There is running and screaming and trying to figure out how to keep the snake from eating people, including Dylan's cop friend, who shoots at the snake without hitting it and also nearly gets eaten before they turn the machinery off. This causes the snake to go rattling up to the protesters, and I do mean rattling, because titanaboa apparently causes earthquakes now. Which is Leo's proof to his uncle that Sisiutl is real. Because not seeing a snake, just feeling the shaking of the earth as it passes is proof that . . . I don't know, okay?
So, Mac is clearly related to Stephen, I guess, because after some running and screaming and tempting a snake with an outboard motor, he dives into the water with the snake to finish up his plan to get it to go back through the anomaly. Because the snake will totally not smell him . . . what am I saying? Clearly this snake has a defective tongue, because I don't think it can smell a damn thing.

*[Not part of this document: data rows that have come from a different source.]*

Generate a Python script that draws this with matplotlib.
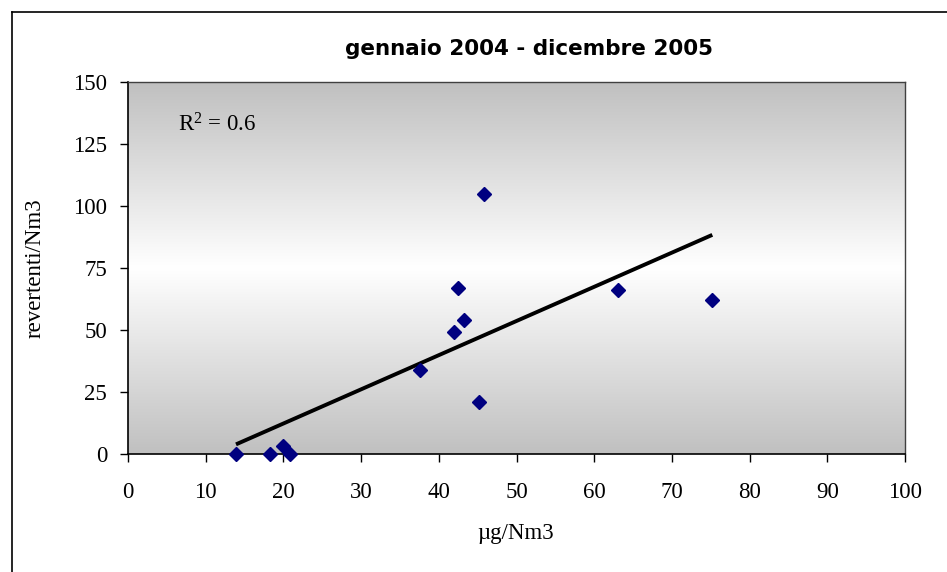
import numpy as np
import matplotlib.pyplot as plt
from matplotlib.colors import LinearSegmentedColormap
from matplotlib.lines import Line2D

# concentrazione (µg/Nm3) e revertenti/Nm3, gennaio 2004 - dicembre 2005
conc = [13.9, 18.3, 19.9, 20.8, 37.6, 42.0, 42.5, 43.2, 45.2, 45.8, 63.1, 75.2]
revertenti = [0, 0, 3.2, 0, 33.9, 49.2, 66.9, 54.0, 21.0, 104.8, 66.0, 62.0]

x_ticks = [0, 10, 20, 30, 40, 50, 60, 70, 80, 90, 100]
y_ticks = [0, 25, 50, 75, 100, 125, 150]

TITLE = "gennaio 2004 - dicembre 2005"
X_LABEL = "µg/Nm3"
Y_LABEL = "revertenti/Nm3"

SERIF = "Liberation Serif"
FS = 16.5


def linear_fit(xs, ys):
    xs, ys = np.asarray(xs, float), np.asarray(ys, float)
    slope, intercept = np.polyfit(xs, ys, 1)
    pred = slope * xs + intercept
    r2 = 1 - ((ys - pred) ** 2).sum() / ((ys - ys.mean()) ** 2).sum()
    return slope, intercept, r2


def draw_background(ax):
    # grigio ai bordi, bianco al centro
    cmap = LinearSegmentedColormap.from_list("bg", ["#c0c0c0", "#ffffff", "#c0c0c0"])
    grad = np.linspace(0, 1, 256).reshape(-1, 1)
    ax.imshow(grad, cmap=cmap, aspect="auto", extent=(0, 1, 0, 1),
              transform=ax.transAxes, zorder=0, interpolation="bicubic")


def generate_figure():
    fig = plt.figure(figsize=(9.47, 5.72), dpi=100)
    ax = fig.add_axes([128 / 947, 1 - 454 / 572, 777 / 947, 372 / 572])
    draw_background(ax)

    slope, intercept, r2 = linear_fit(conc, revertenti)
    xs = np.array([min(conc), max(conc)])
    ax.plot(xs, slope * xs + intercept, color="black", lw=2.8, zorder=2,
            solid_capstyle="butt")
    ax.plot(conc, revertenti, linestyle="none", marker="D", ms=6.8,
            color="#000080", zorder=3, clip_on=False)

    ax.set_xlim(0, 100)
    ax.set_ylim(0, 150)
    ax.set_xticks(x_ticks)
    ax.set_yticks(y_ticks)
    ax.tick_params(direction="out", length=6, width=1, color="black",
                   labelsize=FS)
    ax.tick_params(axis="x", pad=14)
    ax.tick_params(axis="y", pad=9)
    for lab in ax.get_xticklabels() + ax.get_yticklabels():
        lab.set_fontfamily(SERIF)
    for side in ["left", "bottom"]:
        ax.spines[side].set_color("black")
        ax.spines[side].set_linewidth(1.2)
    for side in ["top", "right"]:
        ax.spines[side].set_color("#404040")
        ax.spines[side].set_linewidth(1.0)

    ax.text(0.064, 0.884, f"R$^2$ = {r2:.1f}", transform=ax.transAxes,
            fontsize=FS, family=SERIF, va="center", ha="left")

    fig.text(529 / 947, 1 - 49 / 572, TITLE, ha="center", va="center",
             fontsize=15.5, fontweight="bold", family="DejaVu Sans")
    fig.text(516 / 947, 1 - 533 / 572, X_LABEL, ha="center", va="center",
             fontsize=FS, family=SERIF)
    fig.text(35 / 947, 1 - 268 / 572, Y_LABEL, ha="center", va="center",
             fontsize=FS, family=SERIF, rotation=90)

    # cornice esterna del grafico
    fig.add_artist(Line2D([12 / 947, 1], [1 - 12 / 572, 1 - 12 / 572],
                          color="black", lw=1.2))
    fig.add_artist(Line2D([12 / 947, 12 / 947], [0, 1 - 12 / 572],
                          color="black", lw=1.2))

    fig.savefig("out.png", dpi=100)


if __name__ == "__main__":
    plt.rcParams["mathtext.fontset"] = "custom"
    plt.rcParams["mathtext.rm"] = SERIF
    plt.rcParams["mathtext.it"] = SERIF + ":italic"
    generate_figure()
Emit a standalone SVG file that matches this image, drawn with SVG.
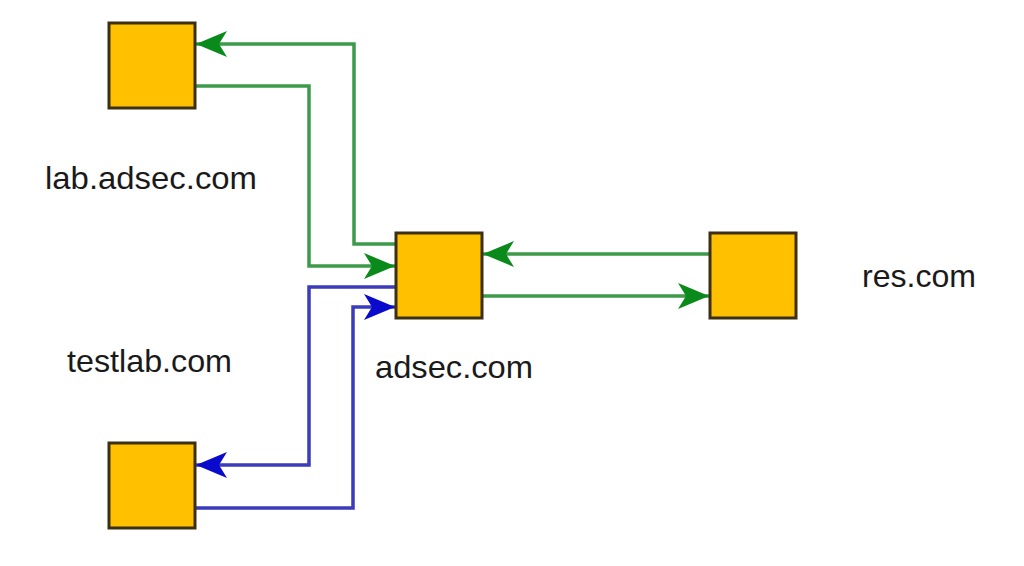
<svg xmlns="http://www.w3.org/2000/svg" width="1024" height="566" viewBox="0 0 1024 566">
<style>
.box{fill:#FFC000;stroke:#3b2f14;stroke-width:3}
.lbl{font-family:"Liberation Sans",Arial,sans-serif;font-size:32px;fill:#1a1a1a}
.g{fill:none;stroke:#3c9a4a;stroke-width:3.5}
.b{fill:none;stroke:#3b3bbb;stroke-width:3.5}
</style>
<defs>
<marker id="ag" markerUnits="userSpaceOnUse" markerWidth="34" markerHeight="28" viewBox="-32 -14 34 28" refX="0" refY="0" orient="auto">
<path d="M0,0 L-31,-13 L-23,0 L-31,13 Z" fill="#0b8a1c"/>
</marker>
<marker id="ab" markerUnits="userSpaceOnUse" markerWidth="34" markerHeight="28" viewBox="-32 -14 34 28" refX="0" refY="0" orient="auto">
<path d="M0,0 L-31,-13 L-23,0 L-31,13 Z" fill="#0a0acc"/>
</marker>
</defs>
<rect width="1024" height="566" fill="#ffffff"/>
<g id="connectors">
<path class="g" d="M396,244 H354 V44 H196" marker-end="url(#ag)"/>
<path class="g" d="M195,86 H309 V266 H395" marker-end="url(#ag)"/>
<path class="b" d="M396,287 H309 V465 H196" marker-end="url(#ab)"/>
<path class="b" d="M195,508 H353 V307 H395" marker-end="url(#ab)"/>
<path class="g" d="M710,254 H483" marker-end="url(#ag)"/>
<path class="g" d="M482,296 H709" marker-end="url(#ag)"/>
</g>
<g id="lab">
<rect class="box" x="109" y="23" width="86" height="85"/>
<text class="lbl" x="45" y="189" textLength="212" lengthAdjust="spacingAndGlyphs">lab.adsec.com</text>
</g>
<g id="adsec">
<rect class="box" x="396" y="233" width="86" height="85"/>
<text class="lbl" x="375" y="378" textLength="158" lengthAdjust="spacingAndGlyphs">adsec.com</text>
</g>
<g id="testlab">
<rect class="box" x="109" y="443" width="86" height="85"/>
<text class="lbl" x="67" y="372" textLength="165" lengthAdjust="spacingAndGlyphs">testlab.com</text>
</g>
<g id="res">
<rect class="box" x="710" y="233" width="86" height="85"/>
<text class="lbl" x="862" y="287" textLength="114" lengthAdjust="spacingAndGlyphs">res.com</text>
</g>
</svg>
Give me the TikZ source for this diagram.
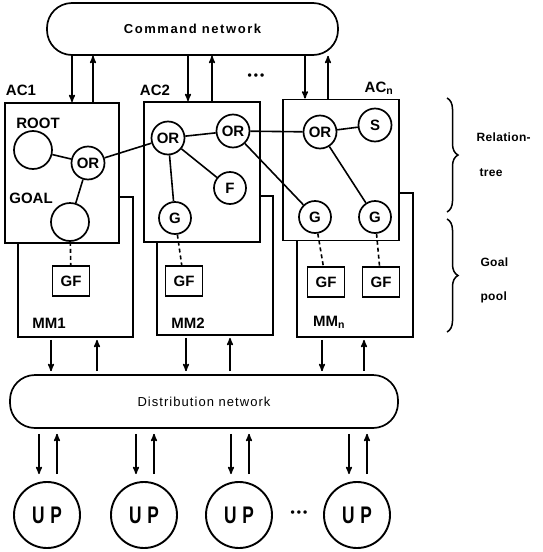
\documentclass[tikz,border=0pt]{standalone}
\usepackage{fontspec}
\setmainfont{Liberation Sans}
\usetikzlibrary{positioning}
\usetikzlibrary{arrows}
\usetikzlibrary{decorations.pathreplacing}
\newcommand{\lblfont}{\bfseries\fontsize{15}{17}\selectfont}
\newcommand{\netfont}{\bfseries\fontsize{13}{15}\selectfont\addfontfeatures{LetterSpace=12}}
\newcommand{\distfont}{\fontsize{13}{15}\selectfont\addfontfeatures{LetterSpace=8}}
\newcommand{\upfont}{\bfseries\fontsize{24}{26}\selectfont}
\newcommand{\narrowtxt}[1]{\scalebox{0.72}[1]{#1}}
\newcommand{\dotsrow}{\fontsize{12}{12}\selectfont\textbullet\,\textbullet\,\textbullet}
\tikzset{>=stealth',
      every node/.style={font=\lblfont},
      net/.style={draw, line width=1.7pt, rounded corners=25pt, inner sep=0pt},
      unit/.style={draw, line width=1.9pt, fill=white, inner sep=0pt},
      tnode/.style={circle, draw, line width=1.7pt, fill=white, minimum size=33pt, inner sep=0pt},
      gfbox/.style={draw, line width=1.7pt, fill=white, minimum width=37pt, minimum height=30pt, inner sep=0pt},
      upnode/.style={circle, draw, line width=1.9pt, minimum size=66pt, inner sep=0pt, font=\upfont},
      side/.style={anchor=west, font=\bfseries\fontsize{12}{14}\selectfont\addfontfeatures{LetterSpace=3}},
      link/.style={line width=1.6pt},
      gflink/.style={line width=1.6pt, dash pattern=on 4pt off 3pt},
      flow/.style={line width=1.5pt, ->}}

\begin{document}
\begin{tikzpicture}[x=1pt,y=-1pt]
          \useasboundingbox (0,0) rectangle (542,552);

          \node[net, minimum width=291, minimum height=52, font=\netfont] (cmd) at (192.5,29) {Command network};
          \node[net, minimum width=388, minimum height=53, font=\distfont] (dist) at (204,401.5) {Distribution network};

          \node[unit, minimum width=115, minimum height=140] (mm1) at (75.5,267) {};
          \node[unit, minimum width=116, minimum height=139] (mm2) at (215,265.5) {};
          \node[unit, minimum width=116, minimum height=144] (mmn) at (355,265) {};
          \node[unit, minimum width=114, minimum height=140] (ac1) at (62,173) {};
          \node[unit, minimum width=116, minimum height=140] (ac2) at (202,172) {};
          \node[unit, minimum width=116, minimum height=141] (acn) at (341,170) {};

          \node (ac1l) at (21,90) {AC1};
          \node (ac2l) at (155,90) {AC2};
          \node (acnl) at (379,88) {AC\textsubscript{n}};
          \node (mm1l) at (49,323) {MM1};
          \node (mm2l) at (188,323) {MM2};
          \node (mmnl) at (329,322) {MM\textsubscript{n}};
          \node (rootl) at (38,123) {ROOT};
          \node (goall) at (31,198) {GOAL};

          \node[tnode, minimum size=38] (root) at (33,150) {};
          \node[tnode] (or1) at (88,163) {OR};
          \node[tnode, minimum size=38] (goal) at (70,222) {};
          \node[tnode] (or2) at (168,138) {OR};
          \node[tnode] (or3) at (233,131) {OR};
          \node[tnode, minimum size=32] (f) at (230,188) {F};
          \node[tnode, minimum size=32] (g1) at (175,218) {G};
          \node[tnode] (or4) at (320,132) {OR};
          \node[tnode] (s) at (375,125) {S};
          \node[tnode, minimum size=32] (g2) at (315,217) {G};
          \node[tnode, minimum size=32] (g3) at (375,217) {G};

          \node[gfbox] (gf1) at (71,281) {GF};
          \node[gfbox] (gf2) at (184,281) {GF};
          \node[gfbox] (gf3) at (326,282) {GF};
          \node[gfbox] (gf4) at (381,282) {GF};

          \draw[link] (root) -- (or1);
          \draw[link] (or1) -- (goal);
          \draw[link] (or1) -- (or2);
          \draw[link] (or2) -- (or3);
          \draw[link] (or2) -- (f);
          \draw[link] (or2) -- (g1);
          \draw[link] (or3) -- (or4);
          \draw[link] (or3) -- (g2);
          \draw[link] (or4) -- (s);
          \draw[link] (or4) -- (g3);

          \draw[gflink] (goal) -- (gf1);
          \draw[gflink] (g1) -- (gf2);
          \draw[gflink] (g2) -- (gf3);
          \draw[gflink] (g3) -- (gf4);

          % command network <-> AC
          \foreach \b/\d/\u in {ac1/10/31, ac2/-14/10, acn/-36/-13} {
            \draw[flow] ([xshift=\d]\b.north |- cmd.south) -- ([xshift=\d]\b.north);
            \draw[flow] ([xshift=\u]\b.north) -- ([xshift=\u]\b.north |- cmd.south);
          }
          \node (dots1) at (256,77) {\dotsrow};

          % MM <-> distribution network
          \foreach \m/\d/\u in {mm1/-24.5/21.5, mm2/-29/15, mmn/-33/9} {
            \draw[flow, shorten <=2, shorten >=3] ([xshift=\d]\m.south) -- ([xshift=\d]\m.south |- dist.north);
            \draw[flow, shorten <=3, shorten >=2] ([xshift=\u]\m.south |- dist.north) -- ([xshift=\u]\m.south);
          }

          \node[upnode] (up1) at (47,515) {\narrowtxt{U\,\,P}};
          \node[upnode] (up2) at (144,515) {\narrowtxt{U\,\,P}};
          \node[upnode] (up3) at (239,515) {\narrowtxt{U\,\,P}};
          \node[upnode] (up4) at (357,515) {\narrowtxt{U\,\,P}};
          \node (dots2) at (299,514) {\dotsrow};

          % distribution network <-> UP
          \foreach \p in {up1,up2,up3,up4} {
            \draw[flow, shorten <=5, shorten >=7] ([xshift=-8]\p.north |- dist.south) -- ([xshift=-8]\p.north);
            \draw[flow, shorten <=7, shorten >=5] ([xshift=10]\p.north) -- ([xshift=10]\p.north |- dist.south);
          }

          % braces
          \draw[line width=1.5pt, decorate, decoration={brace, amplitude=11pt}] (447,98) -- (447,212);
          \draw[line width=1.5pt, decorate, decoration={brace, amplitude=11pt}] (447,219) -- (447,332);
          \node[side] (rel) at (473,137) {Relation-};
          \node[side] (tree) at (476,173) {tree};
          \node[side] (goalt) at (477,262) {Goal};
          \node[side] (pool) at (477,297) {pool};
       \end{tikzpicture}
\end{document}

We end with a romantic shot of Leo, First Nations something-or-other, standing watch over the bay which is the sometime home to Sisiutl, instead of something really cool, which would be having him take on Sarah's role of noting where animals have come through in recorded history, because he probably knows all the old Haida (or whatever) stories of basilosauruses, and would be an awesome statement for moving Native Americans into the mainstream. But we're not going to do that, are we?